Como estratégia para amenizar essa situação, alguns LGBTQIAP+ tem relatado que preferem fazer isolamento dentro do isolamento, que se trata em evitar o contato com os familiares mais preconceituosos e acessá-los somente quando estritamente necessário, evitando, inclusive, confrontos diretos. Em contrapartida, pode ser incorporada a essa estratégia a utilização das redes sociais para manter contato e intensificar os vínculos com amigos e parentes que estão distantes e que compreendam a diversidade sexual e de gênero.
O isolamento dentro do isolamento tem sido muito comum para as pessoas LGBTQIAP+ que vivem em famílias. Até que ponto isso é positivo e como isso deve ser trabalhado?
Isto poderá proporcionar sensação de acolhimento e de apoio durante o período de quarentena no qual a convivência social está restrita com as pessoas que moram conosco e que nem sempre podem ser nas quais buscamos amparo e proteção. Neste caso, é necessário termos cautela com atitudes que possam desdobrar-se em conflitos, como no caso de se assumir para a família, principalmente, quando ainda se está sob a tutela dela e ainda mantenha algum tipo de dependência.

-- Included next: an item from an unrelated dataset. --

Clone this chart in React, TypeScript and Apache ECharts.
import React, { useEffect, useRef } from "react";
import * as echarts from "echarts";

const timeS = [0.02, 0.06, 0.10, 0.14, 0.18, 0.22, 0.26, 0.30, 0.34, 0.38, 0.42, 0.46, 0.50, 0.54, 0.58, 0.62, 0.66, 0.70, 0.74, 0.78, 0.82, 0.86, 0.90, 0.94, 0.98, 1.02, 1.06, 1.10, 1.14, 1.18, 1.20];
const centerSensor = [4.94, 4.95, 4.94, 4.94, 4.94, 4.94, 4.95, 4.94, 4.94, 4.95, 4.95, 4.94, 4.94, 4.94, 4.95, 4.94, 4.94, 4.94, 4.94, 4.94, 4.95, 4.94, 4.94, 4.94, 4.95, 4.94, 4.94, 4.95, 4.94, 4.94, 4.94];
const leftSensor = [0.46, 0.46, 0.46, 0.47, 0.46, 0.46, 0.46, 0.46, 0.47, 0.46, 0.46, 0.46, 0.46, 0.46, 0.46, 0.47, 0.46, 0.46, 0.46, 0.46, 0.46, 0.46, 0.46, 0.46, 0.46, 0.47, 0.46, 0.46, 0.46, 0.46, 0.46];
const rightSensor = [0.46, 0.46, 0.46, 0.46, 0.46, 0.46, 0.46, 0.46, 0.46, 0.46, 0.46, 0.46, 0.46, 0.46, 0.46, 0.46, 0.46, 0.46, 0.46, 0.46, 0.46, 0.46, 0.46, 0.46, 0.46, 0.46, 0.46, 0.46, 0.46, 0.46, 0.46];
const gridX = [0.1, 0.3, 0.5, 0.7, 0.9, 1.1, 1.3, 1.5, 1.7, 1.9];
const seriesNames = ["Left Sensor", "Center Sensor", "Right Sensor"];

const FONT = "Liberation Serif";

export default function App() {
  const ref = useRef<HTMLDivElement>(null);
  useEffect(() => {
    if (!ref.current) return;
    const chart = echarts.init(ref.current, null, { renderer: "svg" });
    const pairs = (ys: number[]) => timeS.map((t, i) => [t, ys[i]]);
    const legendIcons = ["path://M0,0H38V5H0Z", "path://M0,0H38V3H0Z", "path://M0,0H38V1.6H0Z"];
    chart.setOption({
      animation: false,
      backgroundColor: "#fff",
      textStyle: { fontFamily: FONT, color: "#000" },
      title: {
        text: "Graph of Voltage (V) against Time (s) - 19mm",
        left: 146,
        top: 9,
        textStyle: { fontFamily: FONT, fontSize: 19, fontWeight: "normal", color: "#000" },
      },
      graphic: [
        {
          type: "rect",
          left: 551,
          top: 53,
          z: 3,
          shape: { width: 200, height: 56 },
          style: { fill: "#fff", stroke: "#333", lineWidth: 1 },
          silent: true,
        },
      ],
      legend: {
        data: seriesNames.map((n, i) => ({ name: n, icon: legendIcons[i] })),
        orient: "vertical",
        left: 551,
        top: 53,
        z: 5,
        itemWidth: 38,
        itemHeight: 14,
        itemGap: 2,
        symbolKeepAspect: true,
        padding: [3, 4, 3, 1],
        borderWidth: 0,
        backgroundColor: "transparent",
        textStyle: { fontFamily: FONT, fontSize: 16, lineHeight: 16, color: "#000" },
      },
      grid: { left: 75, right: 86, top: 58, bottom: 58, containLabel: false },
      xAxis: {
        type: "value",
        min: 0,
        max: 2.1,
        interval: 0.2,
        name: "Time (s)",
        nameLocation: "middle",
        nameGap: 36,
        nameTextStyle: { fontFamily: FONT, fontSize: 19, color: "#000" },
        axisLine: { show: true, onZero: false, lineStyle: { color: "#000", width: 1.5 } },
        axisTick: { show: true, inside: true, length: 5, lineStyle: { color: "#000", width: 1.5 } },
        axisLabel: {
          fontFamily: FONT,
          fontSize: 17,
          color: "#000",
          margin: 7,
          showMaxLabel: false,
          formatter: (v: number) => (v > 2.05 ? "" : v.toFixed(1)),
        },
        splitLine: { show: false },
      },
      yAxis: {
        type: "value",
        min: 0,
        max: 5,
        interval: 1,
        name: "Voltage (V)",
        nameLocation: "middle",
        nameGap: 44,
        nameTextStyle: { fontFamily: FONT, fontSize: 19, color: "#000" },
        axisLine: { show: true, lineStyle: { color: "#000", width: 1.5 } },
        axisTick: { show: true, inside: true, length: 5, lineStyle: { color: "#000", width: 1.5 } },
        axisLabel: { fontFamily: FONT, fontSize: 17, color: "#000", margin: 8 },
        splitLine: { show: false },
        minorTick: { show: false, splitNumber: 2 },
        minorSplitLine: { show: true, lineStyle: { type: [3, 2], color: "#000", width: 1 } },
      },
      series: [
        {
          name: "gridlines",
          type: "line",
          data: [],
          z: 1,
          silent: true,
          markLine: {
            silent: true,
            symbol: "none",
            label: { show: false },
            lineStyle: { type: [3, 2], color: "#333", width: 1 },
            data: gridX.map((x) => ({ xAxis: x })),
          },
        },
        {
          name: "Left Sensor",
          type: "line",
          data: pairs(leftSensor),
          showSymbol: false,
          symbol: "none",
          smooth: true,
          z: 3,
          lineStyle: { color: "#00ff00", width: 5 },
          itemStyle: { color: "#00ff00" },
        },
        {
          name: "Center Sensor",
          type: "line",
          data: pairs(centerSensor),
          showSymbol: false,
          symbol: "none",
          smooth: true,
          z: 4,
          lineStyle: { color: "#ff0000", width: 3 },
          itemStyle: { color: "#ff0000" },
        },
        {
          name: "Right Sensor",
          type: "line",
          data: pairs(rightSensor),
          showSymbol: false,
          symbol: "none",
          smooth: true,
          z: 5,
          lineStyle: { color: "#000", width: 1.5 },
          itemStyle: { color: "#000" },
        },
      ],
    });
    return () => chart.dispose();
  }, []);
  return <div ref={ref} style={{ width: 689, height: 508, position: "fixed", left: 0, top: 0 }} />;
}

Qual o momento certo para essas pessoas LGBTQIAP+ que estão em situação de conflito buscarem ajuda psicológica?
Quando não conseguimos identificar essas pessoas que podem nos servir de apoio ou até mesmo quando não estamos conseguindo lidar com essas questões de maneira saudável, podemos procurar ajuda profissional de um psicólogo. Atualmente, existem serviços e profissionais atendendo voluntariamente por conta da pandemia do COVID-19, e não há necessidade de procurá-los apenas em situações específicas, o enfrentamento à homofobia já se configura como uma questão que necessita de amparo e fortalecimento da pessoa para não sucumbir a este isolamento e às suas consequências. É nesse sentido, que a ajuda psicológica pode ser importante e fundamental.